Portugal's 10-Year Bond Sale May Get `Lucky' as EU Bailout Reduces Yields

Photographer: Mario Proenca/Bloomberg

Flags hang above the entrance to the central bank of Portugal in Lisbon. Close

Flags hang above the entrance to the central bank of Portugal in Lisbon.

Photographer: Mario Proenca/Bloomberg

Flags hang above the entrance to the central bank of Portugal in Lisbon.

Portugal’s sale of 10-year bonds may benefit from an almost $1 trillion European Union bailout that sent yields on the nation’s debt tumbling.

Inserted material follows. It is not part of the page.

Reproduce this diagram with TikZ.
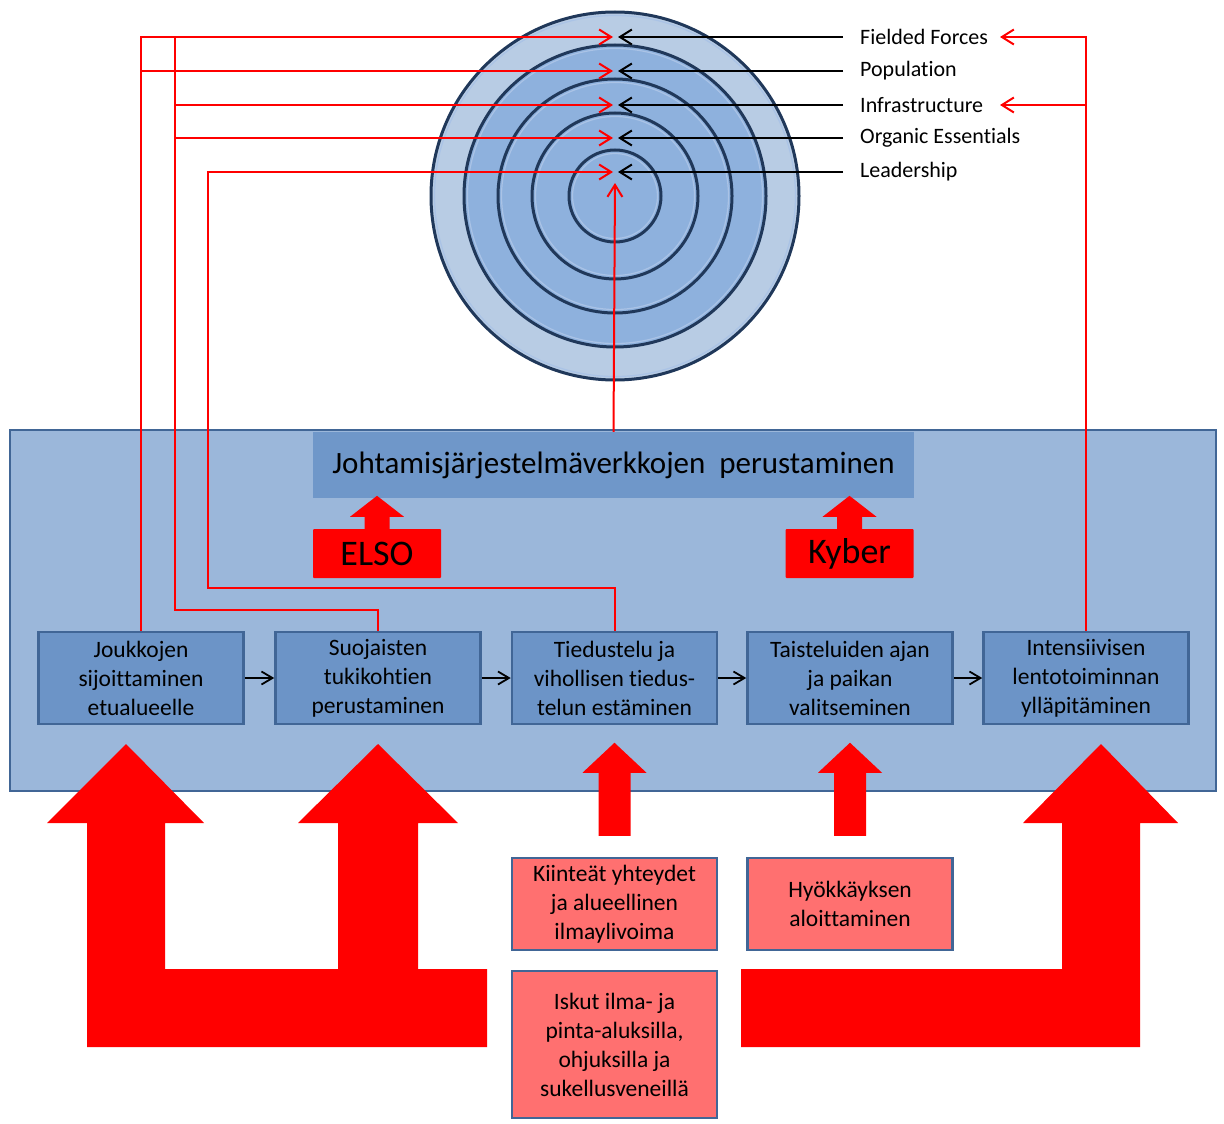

The Lisbon-based Treasury will auction 300 million euros ($382 million) to 1 billion euros of 4.8 percent bonds due in 2020 today. The yield offered may be about 150 basis points lower than last week, said David Keeble, head of fixed-income strategy at Credit Agricole Corporate and Investment Bank in London. Ten-year yields jumped to 6.33 percent on May 7, the highest since the euro’s 1999 debut, as Greece’s debt woes spread to other nations in the region.

“It’s a good environment to be selling peripheral debt,” said Keeble, who didn’t give a specific yield forecast for the sale. “They are lucky. I would imagine they’re going to get away at a very good level, without having to give too much concession to the current market yields.”

Yields on the bonds of Portugal, Greece, Spain, Ireland and Italy retreated this week after the aid plan, crafted with the International Monetary Fund, eased concern the region’s debt crisis would splinter the 16-nation union. The yield on the 10- year Portuguese security rose 3 basis points to 4.67 percent at 9:52 a.m. in Lisbon, after sliding 181 basis points on May 10.

Spanish Auction

The yield on Greece’s 10-year bond surged to more than 14 percent on May 7 as traders bet a previous 110 billion-euro EU- IMF rescue would fail to quell the crisis. Investors demanded an extra 354 basis points, or 3.54 percentage points, to hold Portugal’s 10-year securities instead of benchmark German bunds that day, the most since the introduction of the euro. The spread was 159 basis points yesterday.

Portugal’s rating was lowered two steps to A-, four rungs above junk, on April 27 by Standard & Poor’s. Moody’s Investors Service said on May 10 that it may reduce the country’s ranking, which is on review for a downgrade, one step to Aa3 and can’t rule out an “adjustment” to A1, six steps above junk.

The country may have a better result than Spain, which sold five-year bonds on May 6 at the highest yields since 2008 after its debt ranking was cut, Credit Agricole CIB’s Keeble said.

The IGCP, Portugal’s debt management agency, said today that it bought back 225 million euros of a 5.85 percent bond maturing this month.

The government sold 2021 bonds in March and debt due in 2020 in April at average yields of 4.17 percent and 4.34 percent, respectively. The so-called bid-to-cover ratio, a gauge of investor demand, was 1.6 at both sales.

‘Local Demand’

Today’s auction is part of about 25 billion euros that the government is seeking to raise this year, including as much as 22 billion euros in bonds, according to the Portuguese debt agency’s website.

“There is always going to be local demand for this bond, otherwise the debt agency would not have gone ahead with it,” said Mohit Kumar, a fixed-income strategist at Deutsche Bank AG in London. “The timing of the sale is great. The rescue package is impressive and there will be a lot of support for this auction. It would have been a different story last week.”

The debt agency estimated in April that between 15 percent and 17 percent of Portugal’s outstanding public debt is held by domestic investors.

Countries across the euro region are struggling to cut budget deficits that ballooned as governments funded bailouts and economic stimulus measures to ease the worst global recession since World War II.

Economic Growth

Portugal lowered its 2010 budget-deficit target to 7.3 percent of gross domestic product, from a previous goal of 8.3 percent, Prime Minister Jose Socrates said on May 7. The gap was 9.4 percent last year, more than three times the EU limit.

Economic growth, which hasn’t reached 2 percent per year since 2001, may hinder his efforts. The government expects 0.7 percent GDP growth this year amid the lowest productivity among the 16 countries using the euro, according to EU statistics.

The economy grew 1 percent in the first quarter from the previous three months, the National Statistics Institute said today in a preliminary report.

Portuguese bonds have lost 1.6 percent this year through May 10, worse than all other euro members apart from Greece, according to indexes compiled by Bloomberg and the European Federation of Financial Analysts Societies. Greek debt has lost 28 percent, the indexes show.